IRS Expiration of Statutes

Audits

The IRS generally has 3 years form the date a return is filed to Audit that return. For example, if you file your 2002 return on August 7, 2007, the IRS has until August 7, 2010 to audit that return. If the IRS determines that you had a 25% understatement of income in a given year under exam, they can go back and audit the last 6 years!

If the IRS alleges fraud or criminal activity, the statute is open indefinitely. The IRS can go back as far as they like in this case.

Collection

The IRS has 10 years from the date of assessment (usually close to the filing date) to collect all taxes, penalties and interest from the taxpayer. The taxpayer does not owe the IRS anything after the 10-year date has passed.

As with all IRS rules, there are exceptions to this rule. Examples include:

  1. If the taxpayer agrees in writing to allow the IRS more time to collect the tax by signing a waiver
  2. If the taxpayer files bankruptcy during the 10 year period
  3. If the taxpayer files an offer in compromise during the 10 year period
  4. If the taxpayer files an application for taxpayer assistance order (Form 911-ATAO) during the 10 year period
  5. If the taxpayer timely files a Request for a collection due process hearing (Form 12153-CDP) during the 10 year period.

In all of these situations the period for the IRS to collect is extended for a specific time, beyond the 10 years. Taxpayers that are approaching this 10-year date should request copies of their IRS transcripts to verify the assessment date, so they can accurately compute when the 10-year statue to collect will expire.

If the IRS is attempting to collect a tax liability which has expired under the 10 year statue, then the tax payer must inform the IRS in writing that they no longer have the right to collect this tax liability. If the taxpayer is correct, the IRS will write off the tax liabilities which have expired.

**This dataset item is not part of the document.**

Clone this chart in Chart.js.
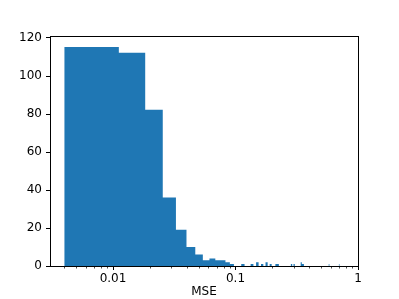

One of the services we provide is called a Collection Statute Expiration Date (CSED) Tax Transcript Analysis. We obtain special records of your account that the IRS has on your behalf. We analyze these to inform the client if the 10 year CSED has, or when it will, expire. If it has expired the IRS writes off (reduces it to $0.00) whatever the balance is for that particular year. The IRS will NEVER inform you when the 10 years are up. They will continue to send you invoices and collect on the debt. It is up to the taxpayer to prove to the IRS that the 10 year CSED has in fact expired. The IRS is barred, by operation of law, from collection on an expired debt.

We have saved money for our clients just by advising – and strategizing with – them to wait out the 10 year expiration date, especially if they are close. This is a wonderful tool for resolution if you know how to use it. Generally, we can also simultaneously obtain a certificate of Lien Release (if a lien was filed) so that your credit score has an opportunity to recover as well.